* **Information supplied**
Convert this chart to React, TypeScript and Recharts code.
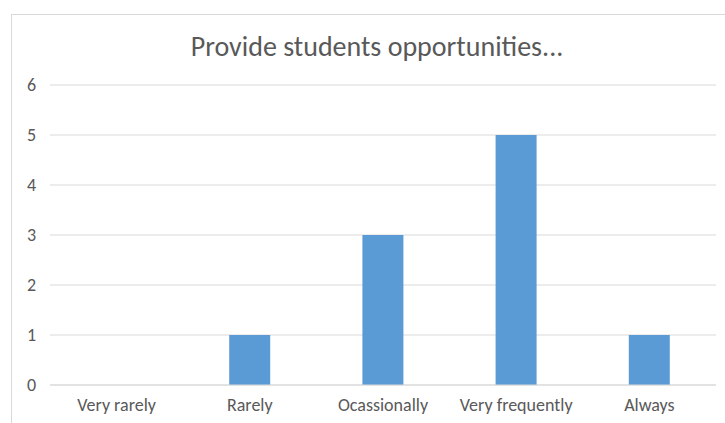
import { BarChart, Bar, XAxis, YAxis, CartesianGrid } from 'recharts';

const categories = ['Very rarely', 'Rarely', 'Ocassionally', 'Very frequently', 'Always'];
const counts = [0, 1, 3, 5, 1];
const yTicks = [0, 1, 2, 3, 4, 5, 6];

const data = categories.map((name, i) => ({ name, value: counts[i] }));

const font = "Carlito, Calibri, 'Open Sans', sans-serif";

export default function App() {
  return (
    <div style={{ position: 'absolute', left: 0, top: 0, width: 725, height: 423, background: '#fff', fontFamily: font }}>
      {/* chart frame: only top and left edges show in the picture */}
      <div
        style={{
          position: 'absolute',
          left: 11,
          top: 14,
          width: 714,
          height: 409,
          borderTop: '1px solid #d9d9d9',
          borderLeft: '1px solid #d9d9d9',
        }}
      />
      <div
        style={{
          position: 'absolute',
          left: 0,
          width: 754,
          top: 29,
          lineHeight: '36px',
          textAlign: 'center',
          fontSize: 28,
          color: '#595959',
        }}
      >
        Provide students opportunities...
      </div>
      <div style={{ position: 'absolute', left: 0, top: 0 }}>
        <BarChart width={725} height={423} data={data} margin={{ top: 85, right: 9, bottom: 0, left: 0 }}>
          <CartesianGrid vertical={false} stroke="#d9d9d9" />
          <XAxis
            dataKey="name"
            height={38}
            tickLine={false}
            axisLine={{ stroke: '#d9d9d9' }}
            tickMargin={7}
            tick={{ fill: '#595959', fontSize: 18, fontFamily: font }}
            interval={0}
          />
          <YAxis
            width={50}
            domain={[0, 6]}
            ticks={yTicks}
            tickLine={false}
            axisLine={false}
            tickMargin={8}
            tick={{ fill: '#595959', fontSize: 18, fontFamily: font }}
          />
          <Bar dataKey="value" fill="#5b9bd5" barSize={41} isAnimationActive={false} />
        </BarChart>
      </div>
    </div>
  );
}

* **The exercise**
Return each line exactly as written. Any picture gets left out.

* **Solution to this task**
Convert this chart to React, TypeScript and Recharts code.
import { BarChart, Bar, XAxis, YAxis, CartesianGrid } from 'recharts';

const categories = ['Very rarely', 'Rarely', 'Ocassionally', 'Very frequently', 'Always'];
const counts = [0, 1, 3, 5, 1];
const yTicks = [0, 1, 2, 3, 4, 5, 6];

const data = categories.map((name, i) => ({ name, value: counts[i] }));

const font = "Carlito, Calibri, 'Open Sans', sans-serif";

export default function App() {
  return (
    <div style={{ position: 'absolute', left: 0, top: 0, width: 725, height: 423, background: '#fff', fontFamily: font }}>
      {/* chart frame: only top and left edges show in the picture */}
      <div
        style={{
          position: 'absolute',
          left: 11,
          top: 14,
          width: 714,
          height: 409,
          borderTop: '1px solid #d9d9d9',
          borderLeft: '1px solid #d9d9d9',
        }}
      />
      <div
        style={{
          position: 'absolute',
          left: 0,
          width: 754,
          top: 29,
          lineHeight: '36px',
          textAlign: 'center',
          fontSize: 28,
          color: '#595959',
        }}
      >
        Provide students opportunities...
      </div>
      <div style={{ position: 'absolute', left: 0, top: 0 }}>
        <BarChart width={725} height={423} data={data} margin={{ top: 85, right: 9, bottom: 0, left: 0 }}>
          <CartesianGrid vertical={false} stroke="#d9d9d9" />
          <XAxis
            dataKey="name"
            height={38}
            tickLine={false}
            axisLine={{ stroke: '#d9d9d9' }}
            tickMargin={7}
            tick={{ fill: '#595959', fontSize: 18, fontFamily: font }}
            interval={0}
          />
          <YAxis
            width={50}
            domain={[0, 6]}
            ticks={yTicks}
            tickLine={false}
            axisLine={false}
            tickMargin={8}
            tick={{ fill: '#595959', fontSize: 18, fontFamily: font }}
          />
          <Bar dataKey="value" fill="#5b9bd5" barSize={41} isAnimationActive={false} />
        </BarChart>
      </div>
    </div>
  );
}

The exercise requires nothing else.